Daily Archives: 7/23/2010

Primality testing with Perl regexs

Okay, here’s a little pet peeve of mine. Somebody brought up that it’s possible to do primality testing using Perl regular expressions. This has been kicking around for a while, I’m not sure who originated the idea, but you can find links to it with a Google search. As an example, consider the Perl one liner here:

Primality testing with Perl regexs@Everything2.com

It’s a very cute hack, so where is my peeve?

The regular expression they list isn’t a regular expression.

It seems a bit of a quibble. I’ve had people argue that whatever the meaning of regular expressions might be, the “regular expressions” matched by popular “regular expression” libraries like Perl and Python should supercede, because they are in fact so ubiquitous. I might argue, except for one thing:

Real regular expressions can be matched really quickly, but are seldom matched very quickly at all by Perl, Python, or Ruby. Russ Cox wrote a nice article about this.

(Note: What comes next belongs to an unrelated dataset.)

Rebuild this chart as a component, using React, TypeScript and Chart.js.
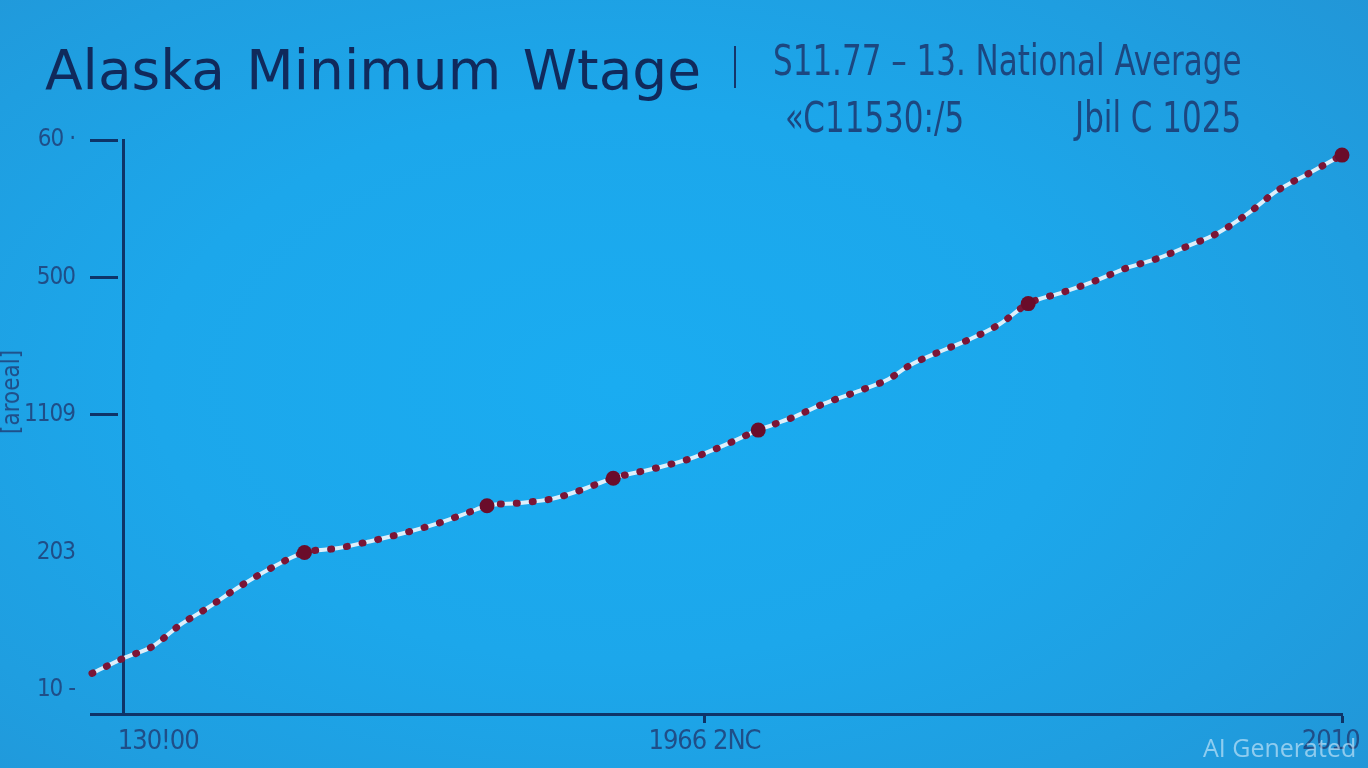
import React, { useEffect, useRef } from "react";
import { Chart, registerables } from "chart.js";

Chart.register(...registerables);

// ---- data ----
const lineX = [0, 2.5, 4.9, 7.0, 9.3, 11.6, 14.2, 17.0, 19.6, 22.2, 24.9, 27.6, 30.1, 31.6, 34.2, 36.8, 39.0, 41.7, 45.4, 48.1, 50.6, 53.3, 56.0, 58.5, 61.2, 63.7, 65.4, 67.8, 70.2, 72.6, 74.9, 77.6, 80.1, 82.8, 85.3, 87.7, 90.0, 92.4, 94.8, 97.4, 100];
const lineY = [0.12, 0.23, 0.32, 0.47, 0.6, 0.74, 0.88, 1.0, 1.03, 1.08, 1.14, 1.21, 1.29, 1.34, 1.36, 1.39, 1.45, 1.54, 1.62, 1.69, 1.78, 1.89, 1.98, 2.08, 2.17, 2.26, 2.36, 2.46, 2.55, 2.66, 2.81, 2.89, 2.97, 3.07, 3.14, 3.23, 3.32, 3.46, 3.63, 3.76, 3.89];
const markerX = [17.0, 31.6, 41.7, 53.3, 74.9, 100];
const markerY = [1.0, 1.34, 1.54, 1.89, 2.81, 3.89];

const xMin = 2.48;
const xMax = 100;
const xTickValues = [5.3, 49.0, 99.1, 100];
const xTickLabels = ["130!00", "1966 2NC", "2010", ""];
const xTickShown = [false, true, false, true];

const yMin = -0.175;
const yMax = 4;
const yTickValues = [-0.175, 0, 1, 2, 3, 4];
const yTickLabels = ["", "10 -", "203", "1109", "500", "60 ·"];
const yTickShown = [true, false, false, true, true, true];

const titleText = "Alaska Minimum Wtage";
const subLine1 = "S11.77 – 13. National Average";
const subLine2a = "«C11530:/5";
const subLine2b = "Jbil C 1025";
const yAxisTitle = "[aroeal]";
const watermark = "AI Generated";

const NAVY = "#0e3468";
const LABEL = "#1f4e88";
const NARROW = "'Liberation Sans Narrow', 'DejaVu Sans Condensed', 'Roboto', sans-serif";

const setSpacing = (chart: any) => {
  try {
    chart.ctx.letterSpacing = "-1px";
  } catch (e) {}
};
const tightText = {
  id: "tightText",
  beforeUpdate: setSpacing,
  beforeLayout: setSpacing,
  beforeDraw: setSpacing,
};

export default function App() {
  const canvasRef = useRef<HTMLCanvasElement | null>(null);

  useEffect(() => {
    const canvas = canvasRef.current;
    if (!canvas) return;
    const chart = new Chart(canvas, {
      type: "line",
      plugins: [tightText],
      data: {
        datasets: [
          {
            label: "markers",
            data: markerX.map((x, i) => ({ x, y: markerY[i] })),
            showLine: false,
            pointRadius: 7.5,
            pointBackgroundColor: "#6a0c2a",
            pointBorderWidth: 0,
            clip: false as any,
            order: 0,
          },
          {
            label: "dash",
            data: lineX.map((x, i) => ({ x, y: lineY[i] })),
            borderColor: "#7a1536",
            borderWidth: 7,
            borderDash: [1, 15],
            borderCapStyle: "round",
            pointRadius: 0,
            cubicInterpolationMode: "monotone",
            clip: false as any,
            order: 1,
          },
          {
            label: "base",
            data: lineX.map((x, i) => ({ x, y: lineY[i] })),
            borderColor: "rgba(232,242,252,0.95)",
            borderWidth: 4,
            pointRadius: 0,
            cubicInterpolationMode: "monotone",
            clip: false as any,
            order: 2,
          },
        ],
      },
      options: {
        responsive: false,
        animation: false,
        layout: { padding: { top: 140, right: 26, bottom: 0, left: 0 } },
        plugins: {
          legend: { display: false },
          tooltip: { enabled: false },
          title: { display: false },
        },
        scales: {
          x: {
            type: "linear",
            min: xMin,
            max: xMax,
            afterBuildTicks: (scale: any) => {
              scale.ticks = xTickValues.map((v) => ({ value: v }));
            },
            afterFit: (scale: any) => {
              scale.height = 54;
            },
            ticks: {
              autoSkip: false,
              maxRotation: 0,
              padding: 3,
              color: LABEL,
              font: { family: NARROW, size: 27 },
              callback: (_v: any, i: number) => xTickLabels[i],
            },
            grid: {
              drawOnChartArea: false,
              drawTicks: true,
              tickLength: 9,
              tickWidth: 3,
              tickColor: (ctx: any) => (xTickShown[ctx.index] ? NAVY : "rgba(0,0,0,0)"),
            },
            border: { display: true, color: NAVY, width: 3 },
          },
          y: {
            type: "linear",
            min: yMin,
            max: yMax,
            afterBuildTicks: (scale: any) => {
              scale.ticks = yTickValues.map((v) => ({ value: v }));
            },
            afterFit: (scale: any) => {
              scale.width = 123;
            },
            ticks: {
              autoSkip: false,
              padding: 15,
              color: LABEL,
              font: { family: NARROW, size: 24 },
              callback: (_v: any, i: number) => yTickLabels[i],
            },
            grid: {
              drawOnChartArea: false,
              drawTicks: true,
              tickLength: 33,
              tickWidth: 3,
              tickColor: (ctx: any) => (yTickShown[ctx.index] ? NAVY : "rgba(0,0,0,0)"),
              tickBorderDash: (ctx: any) => (ctx.index === 0 ? [] : [28, 40]),
            },
            border: { display: true, color: NAVY, width: 3 },
          },
        },
      } as any,
    });
    return () => chart.destroy();
  }, []);

  const abs: React.CSSProperties = { position: "absolute", whiteSpace: "nowrap", lineHeight: 1, margin: 0 };
  const sub: React.CSSProperties = {
    ...abs,
    fontFamily: NARROW,
    fontSize: 42,
    color: "#1c4780",
    transform: "scaleX(0.82)",
    transformOrigin: "0 0",
  };

  return (
    <div
      style={{
        position: "fixed",
        left: 0,
        top: 0,
        width: 1368,
        height: 768,
        overflow: "hidden",
        background:
          "radial-gradient(ellipse 75% 80% at 45% 50%, #1aacf1 0%, #1ca7eb 45%, #1f9ee0 75%, #2295d6 100%)",
      }}
    >
      <canvas ref={canvasRef} width={1368} height={768} style={{ position: "absolute", left: 0, top: 0, display: "block" }} />
      <div style={{ ...abs, left: 45, top: 43, fontFamily: "'DejaVu Sans', sans-serif", fontSize: 55, color: "#102a5c", wordSpacing: 4 }}>
        {titleText}
      </div>
      <div style={{ position: "absolute", left: 734, top: 46, width: 2, height: 42, background: "#15356a" }} />
      <div style={{ ...sub, left: 773, top: 40 }}>{subLine1}</div>
      <div style={{ ...sub, left: 785, top: 97 }}>{subLine2a}</div>
      <div style={{ ...sub, left: 1075, top: 97 }}>{subLine2b}</div>
      <div
        style={{
          ...abs,
          left: 11,
          top: 392,
          transform: "translate(-50%, -50%) rotate(-90deg)",
          fontFamily: NARROW,
          fontSize: 24,
          color: LABEL,
        }}
      >
        {yAxisTitle}
      </div>
      <div
        style={{
          ...abs,
          left: 1203,
          top: 735,
          fontFamily: "'Open Sans', sans-serif",
          fontSize: 25,
          color: "rgba(235,245,255,0.55)",
        }}
      >
        {watermark}
      </div>
    </div>
  );
}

Yes, perl regular expressions can match all sorts of complex things that real regular expressions can’t, but if all you’ve got is a real regular expression, perl’s performance is typically an order of magnitude slower than necessary, and in fact, perl can be arbitrarily slow. This should come as no surprise: since the perl implementation of primality testing does work, it obviously must be slow: it is, after all, capable of any arbitrary computation.

It’s not like doing it correctly is even difficult: we implemented all this stuff back in Ginnie Lo’s compiler class back in the early 80s, and it was old back then. We made lexical analyzers that began by compiling NFAs for all the tokens in the language, and then converting them into DFAs, which marched along and processed files in linear time.

Okay, it’s my peeve, but there is some good, beautiful computer science underlying it all.